Which of the brightest pages of your political career would you emphasize?
“The brightest impression is, undoubtedly, the adoption of the Constitution in 1996. It was written by very many people and experts in constitutional law and state-formation. I would like to emphasize a major role of such people as Viktor Musiiaka, Viktor Shyshkin, Mykhailo Syrota, and Yevhen Marchuk in drawing up and passing the Constitution. I must also remind you that Oleksandr Moroz performed a mini-exploit at the last moment, dropping the Socialist Party’s dogmas: to have the document adopted, he persuaded his party comrades and some Communists to vote for it. One third of the Communist faction approved the adoption of the Constitution, for which many of them were expelled from the party. This vote was, for many MPs, a manifestation of civic courage because they were sacrificing their political career and old ideas of state-formation in favor of Ukraine.
“It was a very significant process – the document was not born overnight, as Kuchma and his followers falsely claim. They do so to justify a shameless and cynical resistance to the passage of the Constitution in the version it was passed. The president needed a different version of the Fundamental Law along the Russian pattern, which would allow establishing an authoritarian model. Kuchma in fact did so by violating the Constitution. And what we did in late June 1996 not only had a considerable effect on me as a politician. What we laid down into the Fundamental Law cemented the country and prevented it from rocking the boat, as is the case now. The trouble is that the life of this Constitution could not be long enough because this country’s topmost officials were not exactly willing to obey the law. Our chief problem is not legislation but the fact that presidents and premiers – supposedly, role models in this case – do not observe it.

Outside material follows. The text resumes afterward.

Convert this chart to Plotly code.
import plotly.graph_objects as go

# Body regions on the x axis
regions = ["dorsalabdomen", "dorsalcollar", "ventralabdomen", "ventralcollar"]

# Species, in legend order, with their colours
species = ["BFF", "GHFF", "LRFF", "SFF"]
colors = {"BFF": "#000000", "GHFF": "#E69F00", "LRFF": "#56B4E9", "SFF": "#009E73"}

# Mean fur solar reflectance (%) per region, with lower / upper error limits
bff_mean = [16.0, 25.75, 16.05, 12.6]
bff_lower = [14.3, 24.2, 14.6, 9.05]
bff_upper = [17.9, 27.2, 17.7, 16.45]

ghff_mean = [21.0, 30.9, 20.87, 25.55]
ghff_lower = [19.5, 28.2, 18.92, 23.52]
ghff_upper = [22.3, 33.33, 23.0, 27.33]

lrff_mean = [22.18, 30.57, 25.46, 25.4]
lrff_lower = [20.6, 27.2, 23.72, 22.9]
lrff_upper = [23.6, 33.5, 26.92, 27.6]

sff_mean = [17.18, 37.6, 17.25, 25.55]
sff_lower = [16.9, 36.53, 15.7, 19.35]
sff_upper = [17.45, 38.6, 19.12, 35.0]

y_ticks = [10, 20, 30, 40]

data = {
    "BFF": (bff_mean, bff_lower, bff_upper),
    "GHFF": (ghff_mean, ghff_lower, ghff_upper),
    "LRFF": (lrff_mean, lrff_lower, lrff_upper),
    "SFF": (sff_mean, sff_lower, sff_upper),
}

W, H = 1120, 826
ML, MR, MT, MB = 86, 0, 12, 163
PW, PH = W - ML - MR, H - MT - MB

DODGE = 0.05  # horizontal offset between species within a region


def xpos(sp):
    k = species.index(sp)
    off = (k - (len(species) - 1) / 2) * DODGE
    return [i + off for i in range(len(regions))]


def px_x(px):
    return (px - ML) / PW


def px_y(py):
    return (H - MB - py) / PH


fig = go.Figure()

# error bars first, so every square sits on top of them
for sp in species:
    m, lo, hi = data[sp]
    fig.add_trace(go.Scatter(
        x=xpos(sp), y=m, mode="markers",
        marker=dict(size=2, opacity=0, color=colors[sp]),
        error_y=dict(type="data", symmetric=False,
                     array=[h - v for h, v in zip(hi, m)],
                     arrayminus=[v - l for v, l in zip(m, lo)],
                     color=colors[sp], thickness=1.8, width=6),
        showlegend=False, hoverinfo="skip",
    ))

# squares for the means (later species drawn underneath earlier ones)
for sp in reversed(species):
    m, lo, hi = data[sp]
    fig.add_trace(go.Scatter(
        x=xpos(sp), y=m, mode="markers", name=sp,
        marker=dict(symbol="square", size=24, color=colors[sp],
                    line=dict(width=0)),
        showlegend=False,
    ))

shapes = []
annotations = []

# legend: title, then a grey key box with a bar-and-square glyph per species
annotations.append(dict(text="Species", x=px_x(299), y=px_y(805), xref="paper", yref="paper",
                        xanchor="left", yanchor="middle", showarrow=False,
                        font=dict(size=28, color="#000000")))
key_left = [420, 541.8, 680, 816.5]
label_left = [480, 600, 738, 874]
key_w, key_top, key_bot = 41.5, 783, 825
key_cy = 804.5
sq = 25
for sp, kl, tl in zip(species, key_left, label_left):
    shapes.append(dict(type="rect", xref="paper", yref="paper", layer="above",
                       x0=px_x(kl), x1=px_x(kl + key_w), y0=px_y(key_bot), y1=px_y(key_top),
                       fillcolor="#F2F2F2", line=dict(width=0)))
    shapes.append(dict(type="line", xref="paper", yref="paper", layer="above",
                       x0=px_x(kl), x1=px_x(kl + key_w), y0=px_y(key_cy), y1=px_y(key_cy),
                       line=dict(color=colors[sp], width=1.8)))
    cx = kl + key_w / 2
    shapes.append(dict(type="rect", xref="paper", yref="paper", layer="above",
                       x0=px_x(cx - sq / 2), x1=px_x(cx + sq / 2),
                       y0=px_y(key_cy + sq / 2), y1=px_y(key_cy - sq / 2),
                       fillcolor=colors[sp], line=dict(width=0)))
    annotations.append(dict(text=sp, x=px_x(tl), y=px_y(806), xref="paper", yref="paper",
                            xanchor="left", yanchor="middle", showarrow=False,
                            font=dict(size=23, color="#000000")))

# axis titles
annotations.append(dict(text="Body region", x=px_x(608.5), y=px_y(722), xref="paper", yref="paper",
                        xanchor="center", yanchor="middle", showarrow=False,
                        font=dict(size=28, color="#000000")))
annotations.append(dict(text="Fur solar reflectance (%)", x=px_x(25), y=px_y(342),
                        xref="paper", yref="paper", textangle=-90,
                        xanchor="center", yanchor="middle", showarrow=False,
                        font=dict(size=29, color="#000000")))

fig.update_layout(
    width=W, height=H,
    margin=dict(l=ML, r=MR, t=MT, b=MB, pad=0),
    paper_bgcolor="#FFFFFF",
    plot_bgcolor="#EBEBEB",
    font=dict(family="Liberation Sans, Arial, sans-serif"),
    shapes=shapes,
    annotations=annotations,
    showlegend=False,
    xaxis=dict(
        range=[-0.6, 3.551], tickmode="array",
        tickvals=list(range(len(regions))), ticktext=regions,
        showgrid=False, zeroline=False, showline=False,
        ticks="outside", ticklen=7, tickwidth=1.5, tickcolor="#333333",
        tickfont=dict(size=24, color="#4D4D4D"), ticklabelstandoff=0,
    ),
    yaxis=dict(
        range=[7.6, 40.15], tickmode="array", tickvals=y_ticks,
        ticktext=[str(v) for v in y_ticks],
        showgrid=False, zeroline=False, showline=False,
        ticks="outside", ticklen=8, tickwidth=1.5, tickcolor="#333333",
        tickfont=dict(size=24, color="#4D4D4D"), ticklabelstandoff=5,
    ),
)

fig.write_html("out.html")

Our authorities have always followed General Franco’s principle ‘for my friends, everything; for my enemies, the law.’
“The passage of the 1996 Constitution was a bright flare-up of Ukrainian parliamentarianism, as was the proclamation of the Act of Independence on August 24, 1991. It is a very bright reminiscence for me – it bolstered my opinion that my position was right and we should take the situation into our own hands. I saw that more experienced and better-known politicians failed to show the key features of a statesman when it came to the crunch. This allowed me to go on taking the initiatives even when I seemed to be lacking the necessary support. But if you are convinced that you are right, it is very important and gives you the right to take actions which may look, at first glance, absolutely crazy and adventurous.
“Those who are going to change the Constitution today and ostensibly trying to implement the amoral Minsk agreements are flouting the law. This harbors a great risk for President Poroshenko. Following the road of Constitutional changes, we will not only violate the Constitutional ways and principles – we will be walking down a conflict-prone and extremely erroneous path which may eventually lead to still greater tragedies in Ukraine.”